§ **WHAT THE TASK REQUIRES**:
Repeat the material below word for word and leave out all pictures.

--- BEGIN SOURCE MATERIAL ---

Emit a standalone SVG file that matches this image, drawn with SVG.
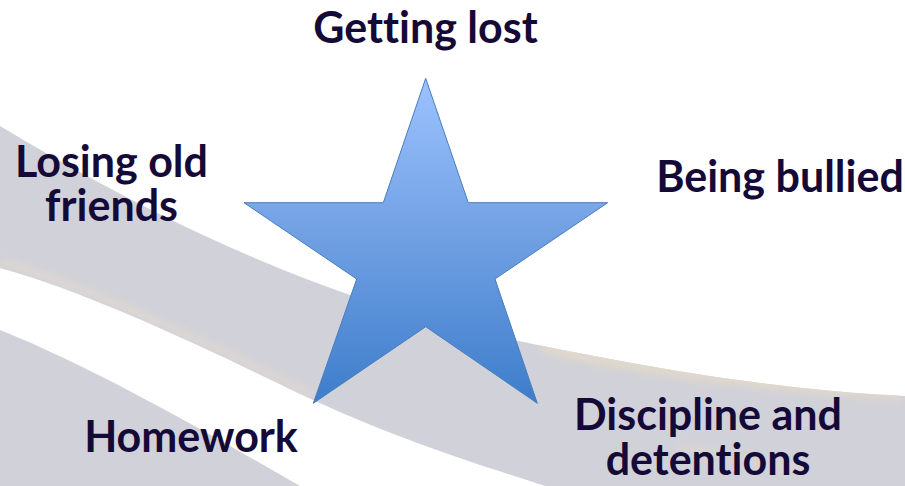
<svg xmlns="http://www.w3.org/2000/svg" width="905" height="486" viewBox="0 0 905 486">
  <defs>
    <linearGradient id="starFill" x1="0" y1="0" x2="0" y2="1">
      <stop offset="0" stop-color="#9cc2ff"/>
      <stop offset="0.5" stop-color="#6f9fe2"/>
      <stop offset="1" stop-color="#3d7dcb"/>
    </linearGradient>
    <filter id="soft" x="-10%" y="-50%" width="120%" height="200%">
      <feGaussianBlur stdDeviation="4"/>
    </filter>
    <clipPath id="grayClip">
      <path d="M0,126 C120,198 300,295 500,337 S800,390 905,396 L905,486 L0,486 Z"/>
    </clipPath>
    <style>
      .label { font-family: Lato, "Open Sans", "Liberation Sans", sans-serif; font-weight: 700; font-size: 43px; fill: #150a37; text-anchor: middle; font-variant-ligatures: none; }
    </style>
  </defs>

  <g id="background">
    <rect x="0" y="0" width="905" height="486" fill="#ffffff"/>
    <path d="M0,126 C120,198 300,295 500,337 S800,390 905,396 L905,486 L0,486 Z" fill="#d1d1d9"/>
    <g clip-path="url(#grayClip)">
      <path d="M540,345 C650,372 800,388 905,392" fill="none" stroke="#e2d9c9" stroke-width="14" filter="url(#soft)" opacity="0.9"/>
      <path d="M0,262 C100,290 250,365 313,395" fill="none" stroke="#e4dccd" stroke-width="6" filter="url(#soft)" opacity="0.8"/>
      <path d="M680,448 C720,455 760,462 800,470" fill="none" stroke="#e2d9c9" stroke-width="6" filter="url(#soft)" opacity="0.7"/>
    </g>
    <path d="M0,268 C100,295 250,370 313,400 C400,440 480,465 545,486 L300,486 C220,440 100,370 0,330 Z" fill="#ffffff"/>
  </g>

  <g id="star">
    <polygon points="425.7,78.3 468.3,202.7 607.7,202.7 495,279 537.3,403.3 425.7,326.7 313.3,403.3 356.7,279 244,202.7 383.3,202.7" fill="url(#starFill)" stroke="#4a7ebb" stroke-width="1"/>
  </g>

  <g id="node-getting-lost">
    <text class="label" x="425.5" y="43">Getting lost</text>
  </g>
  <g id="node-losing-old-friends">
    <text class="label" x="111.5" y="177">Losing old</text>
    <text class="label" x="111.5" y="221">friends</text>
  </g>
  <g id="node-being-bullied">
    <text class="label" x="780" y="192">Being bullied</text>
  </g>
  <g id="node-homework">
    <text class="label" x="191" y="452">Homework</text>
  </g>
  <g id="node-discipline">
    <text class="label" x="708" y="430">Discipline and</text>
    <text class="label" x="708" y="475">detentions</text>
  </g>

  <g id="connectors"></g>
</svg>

--- END SOURCE MATERIAL ---

§ **SOLVED PROBLEM**:
Emit a standalone SVG file that matches this image, drawn with SVG.
<svg xmlns="http://www.w3.org/2000/svg" width="905" height="486" viewBox="0 0 905 486">
  <defs>
    <linearGradient id="starFill" x1="0" y1="0" x2="0" y2="1">
      <stop offset="0" stop-color="#9cc2ff"/>
      <stop offset="0.5" stop-color="#6f9fe2"/>
      <stop offset="1" stop-color="#3d7dcb"/>
    </linearGradient>
    <filter id="soft" x="-10%" y="-50%" width="120%" height="200%">
      <feGaussianBlur stdDeviation="4"/>
    </filter>
    <clipPath id="grayClip">
      <path d="M0,126 C120,198 300,295 500,337 S800,390 905,396 L905,486 L0,486 Z"/>
    </clipPath>
    <style>
      .label { font-family: Lato, "Open Sans", "Liberation Sans", sans-serif; font-weight: 700; font-size: 43px; fill: #150a37; text-anchor: middle; font-variant-ligatures: none; }
    </style>
  </defs>

  <g id="background">
    <rect x="0" y="0" width="905" height="486" fill="#ffffff"/>
    <path d="M0,126 C120,198 300,295 500,337 S800,390 905,396 L905,486 L0,486 Z" fill="#d1d1d9"/>
    <g clip-path="url(#grayClip)">
      <path d="M540,345 C650,372 800,388 905,392" fill="none" stroke="#e2d9c9" stroke-width="14" filter="url(#soft)" opacity="0.9"/>
      <path d="M0,262 C100,290 250,365 313,395" fill="none" stroke="#e4dccd" stroke-width="6" filter="url(#soft)" opacity="0.8"/>
      <path d="M680,448 C720,455 760,462 800,470" fill="none" stroke="#e2d9c9" stroke-width="6" filter="url(#soft)" opacity="0.7"/>
    </g>
    <path d="M0,268 C100,295 250,370 313,400 C400,440 480,465 545,486 L300,486 C220,440 100,370 0,330 Z" fill="#ffffff"/>
  </g>

  <g id="star">
    <polygon points="425.7,78.3 468.3,202.7 607.7,202.7 495,279 537.3,403.3 425.7,326.7 313.3,403.3 356.7,279 244,202.7 383.3,202.7" fill="url(#starFill)" stroke="#4a7ebb" stroke-width="1"/>
  </g>

  <g id="node-getting-lost">
    <text class="label" x="425.5" y="43">Getting lost</text>
  </g>
  <g id="node-losing-old-friends">
    <text class="label" x="111.5" y="177">Losing old</text>
    <text class="label" x="111.5" y="221">friends</text>
  </g>
  <g id="node-being-bullied">
    <text class="label" x="780" y="192">Being bullied</text>
  </g>
  <g id="node-homework">
    <text class="label" x="191" y="452">Homework</text>
  </g>
  <g id="node-discipline">
    <text class="label" x="708" y="430">Discipline and</text>
    <text class="label" x="708" y="475">detentions</text>
  </g>

  <g id="connectors"></g>
</svg>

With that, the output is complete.